# Part 5.3: Model Selection - Hyperparameter Tuning

**Hyperparameters** are parameters that are not learned from the data but are set prior to training (e.g., `C` or `gamma` in an SVM). Finding the optimal hyperparameters for a model can significantly improve its performance. This process is called **hyperparameter tuning**.

In [1]:
from sklearn.model_selection import GridSearchCV, RandomizedSearchCV
from sklearn.datasets import load_iris
from sklearn.svm import SVC
from scipy.stats import expon, reciprocal

X, y = load_iris(return_X_y=True)

### Grid Search (`GridSearchCV`)
Grid Search exhaustively tries every combination of the specified hyperparameter values and evaluates each combination using cross-validation.

In [2]:
# Define the parameter grid
param_grid = {
    'C': [0.1, 1, 10, 100],
    'gamma': [1, 0.1, 0.01, 0.001],
    'kernel': ['rbf']
}

grid_search = GridSearchCV(SVC(), param_grid, refit=True, verbose=0, cv=5)
grid_search.fit(X, y)

print("Best parameters found by Grid Search:", grid_search.best_params_)
print(f"Best score from Grid Search: {grid_search.best_score_:.4f}")

Best parameters found by Grid Search: {'C': 1, 'gamma': 0.1, 'kernel': 'rbf'}
Best score from Grid Search: 0.9800


### Random Search (`RandomizedSearchCV`)
Random Search is often more efficient.

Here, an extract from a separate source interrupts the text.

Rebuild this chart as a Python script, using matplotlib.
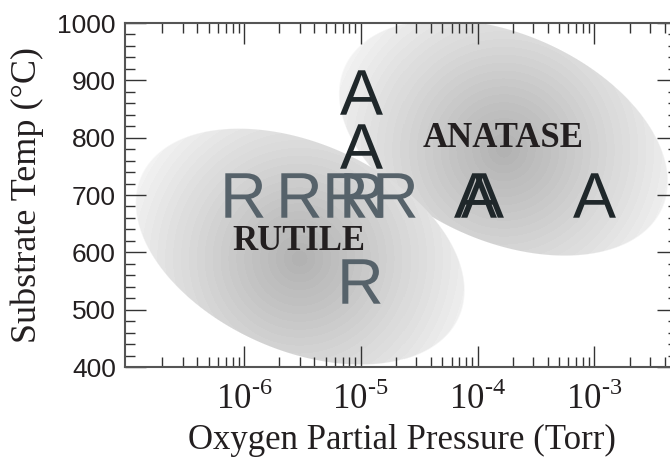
import numpy as np
import matplotlib
matplotlib.use('Agg')
import matplotlib.pyplot as plt
from matplotlib.ticker import (FixedLocator, FixedFormatter, LogLocator,
                               MultipleLocator, NullFormatter)

plt.rcParams['mathtext.fontset'] = 'custom'
plt.rcParams['mathtext.rm'] = 'Liberation Serif'
plt.rcParams['mathtext.sf'] = 'Liberation Sans'

# rutile (R) and anatase (A) growth runs: O2 pressure (Torr), substrate temp (C)
rutile_p = [1e-6, 3e-6, 7.5e-6, 1.05e-5, 2e-5, 1e-5]
rutile_t = [700, 700, 700, 700, 700, 550]
anatase_p = [1e-5, 1e-5, 9.5e-5, 1.1e-4, 1e-3]
anatase_t = [880, 785, 700, 700, 700]

# phase regions (drawn in this order) and their labels
region_names = ['ANATASE', 'RUTILE']
region_p = [1.65e-4, 3e-6]
region_t = [800, 610]
label_p = [1.67e-4, 2.95e-6]
label_t = [784, 604]

xticks = [1e-6, 1e-5, 1e-4, 1e-3]
xticklabels = ['$10^{\u2010' + e + '}$' for e in ['6', '5', '4', '3']]

R_COLOR = '#56626a'
A_COLOR = '#1f272a'
TEXT = '#231f20'

fig = plt.figure(figsize=(6.7, 4.65), dpi=100)
ax = fig.add_axes([125 / 670, 1 - 367 / 465, 553 / 670, 344 / 465])
ax.set_xscale('log')
ax.set_xlim(9.6e-8, 5.2e-3)
ax.set_ylim(400, 1000)

# shaded ellipses, built in pixel space so they keep their shape on the log axis
W, H = 553, 344
lx0, lx1 = np.log10(ax.get_xlim())
y0, y1 = ax.get_ylim()
yy, xx = np.mgrid[0:H, 0:W] + 0.5
img = np.zeros((H, W, 4))
a, b = 174.0, 104.0
ang = np.deg2rad(-24)
for p, t in zip(region_p, region_t):
    cx = (np.log10(p) - lx0) / (lx1 - lx0) * W
    cy = (t - y0) / (y1 - y0) * H
    dx, dy = xx - cx, yy - cy
    u = dx * np.cos(ang) + dy * np.sin(ang)
    v = -dx * np.sin(ang) + dy * np.cos(ang)
    e = np.sqrt((u / a) ** 2 + (v / b) ** 2)
    alpha = np.clip((1 - e) * b, 0, 1)
    r = np.hypot(dx, dy + 12)
    s = np.clip(r / a, 0, 1)
    s = np.floor(s * 22) / 22
    g = 0.70 + 0.25 * s
    for k in range(3):
        img[..., k] = g * alpha + img[..., k] * (1 - alpha)
    img[..., 3] = alpha + img[..., 3] * (1 - alpha)
rgb = img[..., :3] / np.maximum(img[..., 3:], 1e-6)
img = np.dstack([np.clip(rgb, 0, 1), img[..., 3]])
ax.imshow(img, extent=(0, 1, 0, 1), transform=ax.transAxes, origin='lower',
          aspect='auto', interpolation='nearest', zorder=0)
ax.set_xlim(9.6e-8, 5.2e-3)
ax.set_ylim(400, 1000)

ax.plot(rutile_p, rutile_t, ls='none', marker=r'$\mathsf{R}$', ms=32,
        color=R_COLOR, mew=0, zorder=3)
ax.plot(anatase_p, anatase_t, ls='none', marker=r'$\mathsf{A}$', ms=32,
        color=A_COLOR, mew=0, zorder=3)

for name, p, t in zip(region_names, label_p, label_t):
    ax.text(p, t, name, ha='center', va='baseline', family='Liberation Serif',
            weight='bold', size=25, color=TEXT, zorder=4)

ax.xaxis.set_major_locator(FixedLocator(xticks))
ax.xaxis.set_major_formatter(FixedFormatter(xticklabels))
ax.xaxis.set_minor_locator(LogLocator(base=10, subs=np.arange(2, 10), numticks=20))
ax.xaxis.set_minor_formatter(NullFormatter())
ax.yaxis.set_major_locator(MultipleLocator(100))
ax.yaxis.set_minor_locator(MultipleLocator(20))

ax.tick_params(which='both', direction='in', top=True, right=True,
               color='#333333', width=1.0)
ax.tick_params(which='major', length=15)
ax.tick_params(which='minor', length=7.5)
ax.tick_params(axis='x', labelsize=25, pad=10, labelcolor=TEXT)
ax.tick_params(axis='y', labelsize=19, pad=6.5, labelcolor=TEXT,
               labelfontfamily='Liberation Sans')
for sp in ax.spines.values():
    sp.set_color('#555555')
    sp.set_linewidth(1.5)

ax.set_xlabel('Oxygen Partial Pressure (Torr)', family='Liberation Serif',
              size=25, color=TEXT)
ax.set_ylabel('Substrate Temp (\u00b0C)', family='Liberation Serif',
              size=26, color=TEXT)
ax.xaxis.set_label_coords(0.5, -0.165)
ax.yaxis.set_label_coords(-0.147, 0.5)

fig.savefig('out.png', dpi=100)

Instead of trying all combinations, it samples a fixed number of parameter settings from specified probability distributions.

In [3]:
# Define the parameter distributions
param_dist = {
    'C': reciprocal(0.1, 100),
    'gamma': expon(scale=1.0),
    'kernel': ['rbf']
}

# n_iter specifies the number of parameter settings that are sampled
random_search = RandomizedSearchCV(SVC(), param_distributions=param_dist, n_iter=100, cv=5, random_state=42)
random_search.fit(X, y)

print("Best parameters found by Randomized Search:", random_search.best_params_)
print(f"Best score from Randomized Search: {random_search.best_score_:.4f}")

Best parameters found by Randomized Search: {'C': np.float64(5.9874749104613985), 'gamma': np.float64(0.047563849756408545), 'kernel': 'rbf'}
Best score from Randomized Search: 0.9867


### Advanced Method: Bayesian Optimization
This is a more intelligent search strategy. It forms a probabilistic model of the objective function (e.g., cross-validation score as a function of hyperparameters) and uses it to select the most promising hyperparameters to evaluate next. This can be much more efficient than grid or random search.

Popular libraries for this include **Optuna** and **Hyperopt**.